A persistent breach condition detects a metric that stays above a threshold across several consecutive time buckets, for example CPU above 90% in all 10 of the last 10 five-minute windows. This filters out transient spikes and fires only when a problem has been sustained.

ES|QL can express this with bucket counting:

FROM metrics-*
| WHERE @timestamp >= NOW() - 50 minutes
| EVAL bucket = BUCKET(@timestamp, 5 minutes)
| STATS
    total_buckets     = COUNT_DISTINCT(bucket),
    exceeding_buckets = COUNT_DISTINCT(
      CASE(system.cpu.total.pct > 0.90, bucket, null)
    )
  BY host.name
| WHERE total_buckets >= 10
    AND exceeding_buckets == total_buckets
| KEEP host.name, total_buckets, exceeding_buckets
		
  1. Lookback must cover all 10 buckets (10 × 5 min = 50 min)
  2. Assign each event to its 5-minute time bucket
  3. How many distinct buckets exist in the window
  4. Count only buckets where CPU exceeded threshold;
  5. null values are excluded by COUNT_DISTINCT
  6. Require a full window of data before firing;
  7. every bucket must have breached

The rule's lookback window must cover all the buckets you want to check. In this example, 10 five-minute buckets requires at least 50 minutes of lookback.

If any bucket is missing because the host stopped reporting briefly mid-window, total_buckets drops below 10 and the condition doesn't fire. This is a deliberate safety check: a host that went silent for one bucket is treated as "we don't have enough data to confirm persistence" rather than "breach."

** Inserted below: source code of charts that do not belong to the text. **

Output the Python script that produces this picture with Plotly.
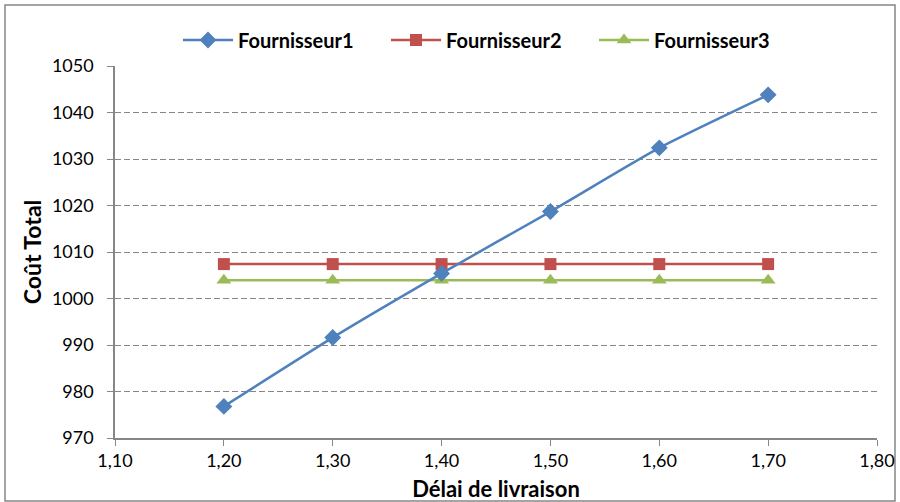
import plotly.graph_objects as go

x_vals = [1.2, 1.3, 1.4, 1.5, 1.6, 1.7]
fournisseur1 = [976.8, 991.6, 1005.4, 1018.7, 1032.4, 1043.8]
fournisseur2 = [1007.4, 1007.4, 1007.4, 1007.4, 1007.4, 1007.4]
fournisseur3 = [1003.9, 1003.9, 1003.9, 1003.9, 1003.9, 1003.9]
x_ticks = [1.1, 1.2, 1.3, 1.4, 1.5, 1.6, 1.7, 1.8]
y_ticks = [970, 980, 990, 1000, 1010, 1020, 1030, 1040, 1050]

FONT = "Lato, 'Open Sans', sans-serif"

fig = go.Figure()
fig.add_trace(go.Scatter(x=x_vals, y=fournisseur2, name="Fournisseur2", mode="lines+markers",
                         legendrank=2,
                         line=dict(color="#C0504D", width=2.5),
                         marker=dict(symbol="square", size=12, color="#C0504D")))
fig.add_trace(go.Scatter(x=x_vals, y=fournisseur3, name="Fournisseur3", mode="lines+markers",
                         legendrank=3,
                         line=dict(color="#9BBB59", width=2.5),
                         marker=dict(symbol="triangle-up", size=13, color="#9BBB59")))
fig.add_trace(go.Scatter(x=x_vals, y=fournisseur1, name="Fournisseur1", mode="lines+markers",
                         legendrank=1,
                         line=dict(color="#4F81BD", width=2.5, shape="spline", smoothing=0.6),
                         marker=dict(symbol="diamond", size=13, color="#4F81BD")))

W, H = 900, 502
ml, mr, mt, mb = 115, 23, 66, 64
pw, ph = W - ml - mr, H - mt - mb

fig.update_layout(
    width=W, height=H,
    margin=dict(l=ml, r=mr, t=mt, b=mb, autoexpand=False),
    paper_bgcolor="white", plot_bgcolor="white",
    separators=",.",
    font=dict(family=FONT, size=18, color="black"),
    legend=dict(orientation="h", x=(178 - ml) / pw, xanchor="left", y=(438 - 40) / ph, yanchor="middle",
                font=dict(family=FONT, size=20, color="black", weight="bold"),
                traceorder="normal", entrywidth=143, entrywidthmode="pixels", itemwidth=50),
    xaxis=dict(range=[1.1, 1.8], tickvals=x_ticks, tickformat=".2f",
               showline=True, linecolor="#868686", linewidth=1.5,
               ticks="outside", ticklen=6, tickcolor="#868686",
               showgrid=False, zeroline=False,
               title=dict(text="Délai de livraison", font=dict(family=FONT, size=22, weight="bold"), standoff=12)),
    yaxis=dict(range=[970, 1050], tickvals=y_ticks,
               showline=True, linecolor="#868686", linewidth=1.5,
               ticks="outside", ticklen=6, tickcolor="#868686", ticklabelstandoff=10,
               showgrid=True, gridcolor="#868686", griddash="6px,3px", gridwidth=1.2,
               zeroline=False,
               title=dict(text="Coût Total", font=dict(family=FONT, size=23, weight="bold"), standoff=4)),
)

fig.add_shape(type="rect", xref="paper", yref="paper",
              x0=(5 - ml) / pw, x1=(895 - ml) / pw,
              y0=(H - mb - 501) / ph, y1=(H - mb - 5) / ph,
              line=dict(color="#868686", width=1.5), fillcolor="rgba(0,0,0,0)", layer="below")

fig.write_html("out.html", config={"displayModeBar": False},
               post_script="document.body.style.margin='0';document.body.style.overflow='hidden';")
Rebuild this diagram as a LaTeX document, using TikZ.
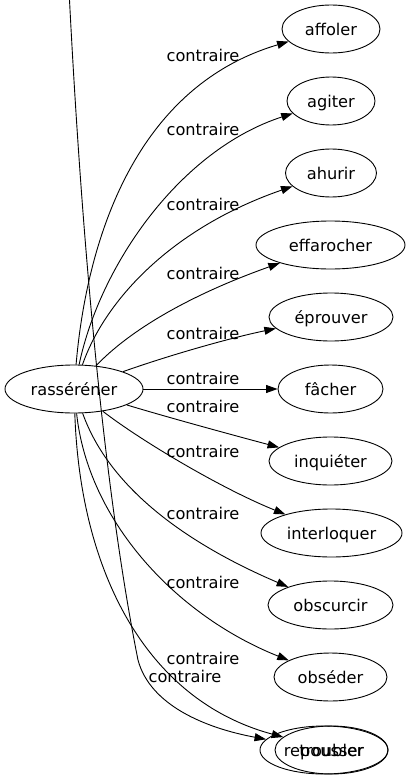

If you want to allow some gaps, replace exceeding_buckets == total_buckets with a ratio or a minimum count:

| WHERE total_buckets >= 8
    AND exceeding_buckets >= total_buckets * 0.9
		
  1. Tolerate up to 2 missing buckets
  2. 90% of present buckets must have breached

Design the query so that gaps in reporting produce the behavior you want before deploying it.